Aim:
Copy each line exactly. Drop every picture.

Dataset excerpt:
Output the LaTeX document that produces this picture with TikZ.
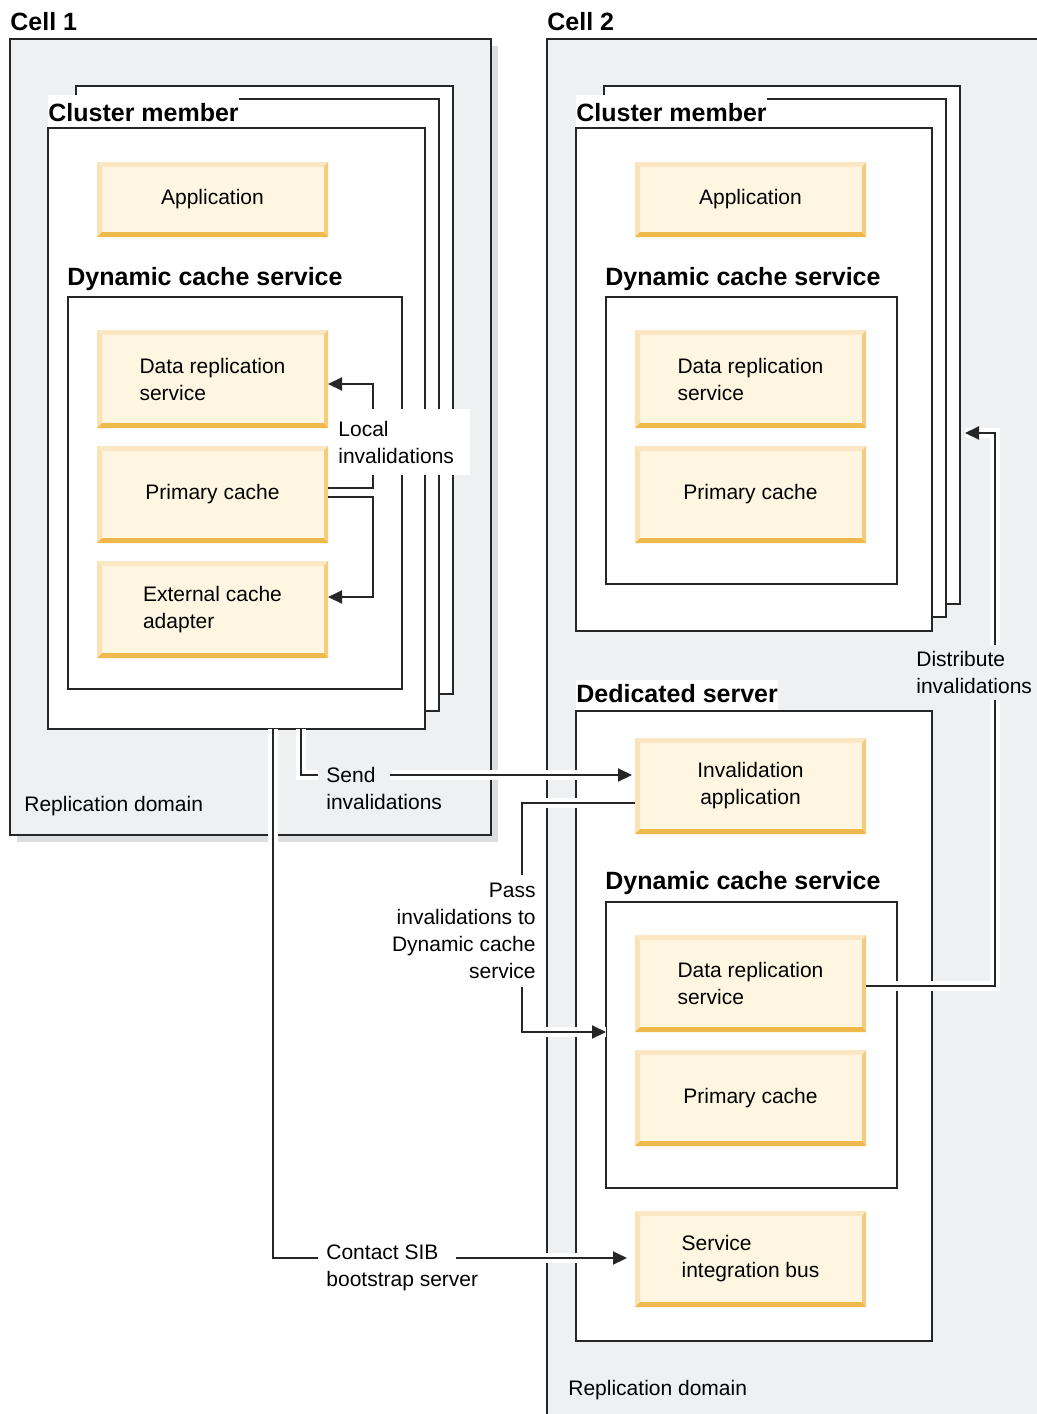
\documentclass[tikz,border=0pt]{standalone}
\usepackage{fontspec}
\setmainfont{Liberation Sans}
\usetikzlibrary{calc,arrows.meta}

\definecolor{ink}{HTML}{262626}
\definecolor{cellgray}{HTML}{EFF0F2}
\definecolor{shadowgray}{HTML}{DCDDDF}
\definecolor{yfill}{HTML}{FEF6E1}
\definecolor{ytop}{HTML}{FCE7C4}
\definecolor{yleft}{HTML}{FBE2B4}
\definecolor{yright}{HTML}{F5CC7D}
\definecolor{ybottom}{HTML}{EFBA4B}

\tikzset{
  txt/.style={font=\fontsize{10.5}{13.5}\selectfont, inner sep=0pt},
  title/.style={font=\fontsize{12.5}{15}\selectfont\bfseries, inner sep=0pt, anchor=base west},
  cellbox/.style={draw=ink, fill=cellgray, line width=1pt},
  frame/.style={draw=ink, fill=white, line width=1pt, anchor=north west, inner sep=0pt, outer sep=0pt},
  ybox/.style={txt, fill=yfill, minimum width=115.5pt, outer sep=0pt,
    path picture={
      \coordinate (pp-sw) at (path picture bounding box.south west);
      \coordinate (pp-ne) at (path picture bounding box.north east);
      \fill[ytop] (pp-sw|-pp-ne) -- (pp-ne) -- ($(pp-ne)+(-2pt,-2.5pt)$) -- ($(pp-sw|-pp-ne)+(2.5pt,-2.5pt)$) -- cycle;
      \fill[yleft] (pp-sw|-pp-ne) -- ($(pp-sw|-pp-ne)+(2.5pt,-2.5pt)$) -- ($(pp-sw)+(2.5pt,2.5pt)$) -- (pp-sw) -- cycle;
      \fill[yright] (pp-ne) -- (pp-ne|-pp-sw) -- ($(pp-ne|-pp-sw)+(-2pt,2.5pt)$) -- ($(pp-ne)+(-2pt,-2.5pt)$) -- cycle;
      \fill[ybottom] (pp-sw) -- (pp-ne|-pp-sw) -- ($(pp-ne|-pp-sw)+(-2pt,2.5pt)$) -- ($(pp-sw)+(2.5pt,2.5pt)$) -- cycle;
    }},
  link/.style={draw=ink, line width=1pt},
  halo/.style={preaction={draw=white, line width=5pt, arrows=-}},
  tip/.style={-{Triangle[length=7pt,width=6.5pt]}}
}

\begin{document}
\begin{tikzpicture}[x=0.5pt, y=-0.5pt]
  \useasboundingbox (0,0) rectangle (1037,1414);
  \clip (0,0) rectangle (1037,1414);

  % cells
  \fill[shadowgray] (17,46) rectangle (498,842);
  \draw[cellbox] (10,39) rectangle (491,835);
  \node[title] (cell1) at (10,30) {Cell 1};
  \draw[cellbox] (547,39) rectangle (1060,1440);
  \node[title] (cell2) at (547,30) {Cell 2};

  % cell 1: cluster member
  \node[frame, minimum width=188.5pt, minimum height=304pt] (cmb1) at (76,86) {};
  \node[frame, minimum width=188.5pt, minimum height=306pt] (cmm1) at (62,99) {};
  \node[frame, minimum width=188.5pt, minimum height=300.5pt] (cm1) at (48,128) {};
  \node[title, fill=white, text height=13pt, text depth=2.8pt] (cmlbl1) at (48,121) {Cluster member};
  \node[ybox, minimum height=37.5pt] (app1) at (212.5,199.5) {Application};
  \node[title] (dcslbl1) at (67,285) {Dynamic cache service};
  \node[frame, minimum width=167pt, minimum height=196pt] (dcs1) at (68,297) {};
  \node[ybox, minimum height=49pt, align=left] (drs1) at (212.5,379) {Data replication\\service};
  \node[ybox, minimum height=48.5pt] (pc1) at (212.5,494.5) {Primary cache};
  \node[ybox, minimum height=48.5pt, align=left] (eca1) at (212.5,609.5) {External cache\\adapter};

  % cell 2: cluster member
  \node[frame, minimum width=178pt, minimum height=259pt] (cmb2) at (604,86) {};
  \node[frame, minimum width=178pt, minimum height=259pt] (cmm2) at (590,99) {};
  \node[frame, minimum width=178pt, minimum height=251.5pt] (cm2) at (576,128) {};
  \node[title, fill=white, text height=13pt, text depth=2.8pt] (cmlbl2) at (576,121) {Cluster member};
  \node[ybox, minimum height=37.5pt] (app2) at (750.5,199.5) {Application};
  \node[title] (dcslbl2) at (605,285) {Dynamic cache service};
  \node[frame, minimum width=145.5pt, minimum height=143.5pt] (dcs2) at (606,297) {};
  \node[ybox, minimum height=49pt, align=left] (drs2) at (750.5,379) {Data replication\\service};
  \node[ybox, minimum height=48.5pt] (pc2) at (750.5,494.5) {Primary cache};

  % cell 2: dedicated server
  \node[frame, minimum width=178pt, minimum height=315pt] (ded) at (576,711) {};
  \node[title, fill=white, text height=11pt, text depth=4.2pt] (dedlbl) at (576,702) {Dedicated server};
  \node[ybox, minimum height=48pt, align=center] (inv) at (750.5,786) {Invalidation\\application};
  \node[title] (dcslbl3) at (605,889) {Dynamic cache service};
  \node[frame, minimum width=145.5pt, minimum height=143pt] (dcs3) at (606,902) {};
  \node[ybox, minimum height=48.5pt, align=left] (drs3) at (750.5,983.5) {Data replication\\service};
  \node[ybox, minimum height=48pt] (pc3) at (750.5,1098) {Primary cache};
  \node[ybox, minimum height=48pt, align=left] (sib) at (750.5,1259) {Service\\integration bus};

  % local invalidations
  \draw[link, tip] ($(pc1.east)+(0,-6.5)$) -- ++(45,0) |- ($(drs1.east)+(0,5)$);
  \draw[link, tip] ($(pc1.east)+(0,2.5)$) -- ++(45,0) |- ($(eca1.east)+(0,-12.5)$);

  % send invalidations
  \coordinate (sendA) at (318,775);
  \coordinate (sendB) at (390,775);
  \draw[link, halo] ($(cm1.south west)+(253,0)$) |- (sendA);
  \draw[link, halo, tip, shorten >=1.5pt] (sendB) -- (sendB -| inv.west);

  % contact SIB bootstrap server
  \coordinate (sibA) at (318,1258);
  \coordinate (sibB) at (456,1258);
  \draw[link, halo] ($(cm1.south west)+(225,0)$) |- (sibA);
  \draw[link, halo, tip, shorten >=4pt] (sibB) -- (sibB -| sib.west);

  % pass and distribute
  \draw[link, halo, tip] ($(inv.west)+(0,17)$) -| ($(dcs3.west |- drs3.south)+(-84,0)$) -- (dcs3.west |- drs3.south);
  \draw[link, halo, tip, shorten >=2.5pt] ($(drs3.east)+(0,2.5)$) -| ($(cmb2.north east)+(35,347)$) -- ($(cmb2.north east)+(0,347)$);

  % labels
  \node[txt, anchor=north west, align=left, fill=white, inner xsep=4pt, text width=62pt, minimum height=33pt] (locallbl) at (330,409) {Local\\invalidations};
  \node[txt, anchor=north west, align=left] (sendlbl) at (326,767) {Send\\invalidations};
  \node[txt, anchor=north west, align=left] (siblbl) at (326,1244) {Contact SIB\\bootstrap server};
  \node[txt, anchor=north east, align=right, fill=white, inner xsep=3pt, inner ysep=4pt] (passlbl) at (542,875) {Pass\\invalidations to\\Dynamic cache\\service};
  \node[txt, anchor=north west, align=left, fill=cellgray, inner sep=3pt] (distlbl) at (910,645) {Distribute\\invalidations};
  \node[txt, anchor=base west] (repl1) at (24,811) {Replication domain};
  \node[txt, anchor=base west] (repl2) at (568,1395) {Replication domain};
\end{tikzpicture}
\end{document}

Answer for this exercise:
Output the LaTeX document that produces this picture with TikZ.
\documentclass[tikz,border=0pt]{standalone}
\usepackage{fontspec}
\setmainfont{Liberation Sans}
\usetikzlibrary{calc,arrows.meta}

\definecolor{ink}{HTML}{262626}
\definecolor{cellgray}{HTML}{EFF0F2}
\definecolor{shadowgray}{HTML}{DCDDDF}
\definecolor{yfill}{HTML}{FEF6E1}
\definecolor{ytop}{HTML}{FCE7C4}
\definecolor{yleft}{HTML}{FBE2B4}
\definecolor{yright}{HTML}{F5CC7D}
\definecolor{ybottom}{HTML}{EFBA4B}

\tikzset{
  txt/.style={font=\fontsize{10.5}{13.5}\selectfont, inner sep=0pt},
  title/.style={font=\fontsize{12.5}{15}\selectfont\bfseries, inner sep=0pt, anchor=base west},
  cellbox/.style={draw=ink, fill=cellgray, line width=1pt},
  frame/.style={draw=ink, fill=white, line width=1pt, anchor=north west, inner sep=0pt, outer sep=0pt},
  ybox/.style={txt, fill=yfill, minimum width=115.5pt, outer sep=0pt,
    path picture={
      \coordinate (pp-sw) at (path picture bounding box.south west);
      \coordinate (pp-ne) at (path picture bounding box.north east);
      \fill[ytop] (pp-sw|-pp-ne) -- (pp-ne) -- ($(pp-ne)+(-2pt,-2.5pt)$) -- ($(pp-sw|-pp-ne)+(2.5pt,-2.5pt)$) -- cycle;
      \fill[yleft] (pp-sw|-pp-ne) -- ($(pp-sw|-pp-ne)+(2.5pt,-2.5pt)$) -- ($(pp-sw)+(2.5pt,2.5pt)$) -- (pp-sw) -- cycle;
      \fill[yright] (pp-ne) -- (pp-ne|-pp-sw) -- ($(pp-ne|-pp-sw)+(-2pt,2.5pt)$) -- ($(pp-ne)+(-2pt,-2.5pt)$) -- cycle;
      \fill[ybottom] (pp-sw) -- (pp-ne|-pp-sw) -- ($(pp-ne|-pp-sw)+(-2pt,2.5pt)$) -- ($(pp-sw)+(2.5pt,2.5pt)$) -- cycle;
    }},
  link/.style={draw=ink, line width=1pt},
  halo/.style={preaction={draw=white, line width=5pt, arrows=-}},
  tip/.style={-{Triangle[length=7pt,width=6.5pt]}}
}

\begin{document}
\begin{tikzpicture}[x=0.5pt, y=-0.5pt]
  \useasboundingbox (0,0) rectangle (1037,1414);
  \clip (0,0) rectangle (1037,1414);

  % cells
  \fill[shadowgray] (17,46) rectangle (498,842);
  \draw[cellbox] (10,39) rectangle (491,835);
  \node[title] (cell1) at (10,30) {Cell 1};
  \draw[cellbox] (547,39) rectangle (1060,1440);
  \node[title] (cell2) at (547,30) {Cell 2};

  % cell 1: cluster member
  \node[frame, minimum width=188.5pt, minimum height=304pt] (cmb1) at (76,86) {};
  \node[frame, minimum width=188.5pt, minimum height=306pt] (cmm1) at (62,99) {};
  \node[frame, minimum width=188.5pt, minimum height=300.5pt] (cm1) at (48,128) {};
  \node[title, fill=white, text height=13pt, text depth=2.8pt] (cmlbl1) at (48,121) {Cluster member};
  \node[ybox, minimum height=37.5pt] (app1) at (212.5,199.5) {Application};
  \node[title] (dcslbl1) at (67,285) {Dynamic cache service};
  \node[frame, minimum width=167pt, minimum height=196pt] (dcs1) at (68,297) {};
  \node[ybox, minimum height=49pt, align=left] (drs1) at (212.5,379) {Data replication\\service};
  \node[ybox, minimum height=48.5pt] (pc1) at (212.5,494.5) {Primary cache};
  \node[ybox, minimum height=48.5pt, align=left] (eca1) at (212.5,609.5) {External cache\\adapter};

  % cell 2: cluster member
  \node[frame, minimum width=178pt, minimum height=259pt] (cmb2) at (604,86) {};
  \node[frame, minimum width=178pt, minimum height=259pt] (cmm2) at (590,99) {};
  \node[frame, minimum width=178pt, minimum height=251.5pt] (cm2) at (576,128) {};
  \node[title, fill=white, text height=13pt, text depth=2.8pt] (cmlbl2) at (576,121) {Cluster member};
  \node[ybox, minimum height=37.5pt] (app2) at (750.5,199.5) {Application};
  \node[title] (dcslbl2) at (605,285) {Dynamic cache service};
  \node[frame, minimum width=145.5pt, minimum height=143.5pt] (dcs2) at (606,297) {};
  \node[ybox, minimum height=49pt, align=left] (drs2) at (750.5,379) {Data replication\\service};
  \node[ybox, minimum height=48.5pt] (pc2) at (750.5,494.5) {Primary cache};

  % cell 2: dedicated server
  \node[frame, minimum width=178pt, minimum height=315pt] (ded) at (576,711) {};
  \node[title, fill=white, text height=11pt, text depth=4.2pt] (dedlbl) at (576,702) {Dedicated server};
  \node[ybox, minimum height=48pt, align=center] (inv) at (750.5,786) {Invalidation\\application};
  \node[title] (dcslbl3) at (605,889) {Dynamic cache service};
  \node[frame, minimum width=145.5pt, minimum height=143pt] (dcs3) at (606,902) {};
  \node[ybox, minimum height=48.5pt, align=left] (drs3) at (750.5,983.5) {Data replication\\service};
  \node[ybox, minimum height=48pt] (pc3) at (750.5,1098) {Primary cache};
  \node[ybox, minimum height=48pt, align=left] (sib) at (750.5,1259) {Service\\integration bus};

  % local invalidations
  \draw[link, tip] ($(pc1.east)+(0,-6.5)$) -- ++(45,0) |- ($(drs1.east)+(0,5)$);
  \draw[link, tip] ($(pc1.east)+(0,2.5)$) -- ++(45,0) |- ($(eca1.east)+(0,-12.5)$);

  % send invalidations
  \coordinate (sendA) at (318,775);
  \coordinate (sendB) at (390,775);
  \draw[link, halo] ($(cm1.south west)+(253,0)$) |- (sendA);
  \draw[link, halo, tip, shorten >=1.5pt] (sendB) -- (sendB -| inv.west);

  % contact SIB bootstrap server
  \coordinate (sibA) at (318,1258);
  \coordinate (sibB) at (456,1258);
  \draw[link, halo] ($(cm1.south west)+(225,0)$) |- (sibA);
  \draw[link, halo, tip, shorten >=4pt] (sibB) -- (sibB -| sib.west);

  % pass and distribute
  \draw[link, halo, tip] ($(inv.west)+(0,17)$) -| ($(dcs3.west |- drs3.south)+(-84,0)$) -- (dcs3.west |- drs3.south);
  \draw[link, halo, tip, shorten >=2.5pt] ($(drs3.east)+(0,2.5)$) -| ($(cmb2.north east)+(35,347)$) -- ($(cmb2.north east)+(0,347)$);

  % labels
  \node[txt, anchor=north west, align=left, fill=white, inner xsep=4pt, text width=62pt, minimum height=33pt] (locallbl) at (330,409) {Local\\invalidations};
  \node[txt, anchor=north west, align=left] (sendlbl) at (326,767) {Send\\invalidations};
  \node[txt, anchor=north west, align=left] (siblbl) at (326,1244) {Contact SIB\\bootstrap server};
  \node[txt, anchor=north east, align=right, fill=white, inner xsep=3pt, inner ysep=4pt] (passlbl) at (542,875) {Pass\\invalidations to\\Dynamic cache\\service};
  \node[txt, anchor=north west, align=left, fill=cellgray, inner sep=3pt] (distlbl) at (910,645) {Distribute\\invalidations};
  \node[txt, anchor=base west] (repl1) at (24,811) {Replication domain};
  \node[txt, anchor=base west] (repl2) at (568,1395) {Replication domain};
\end{tikzpicture}
\end{document}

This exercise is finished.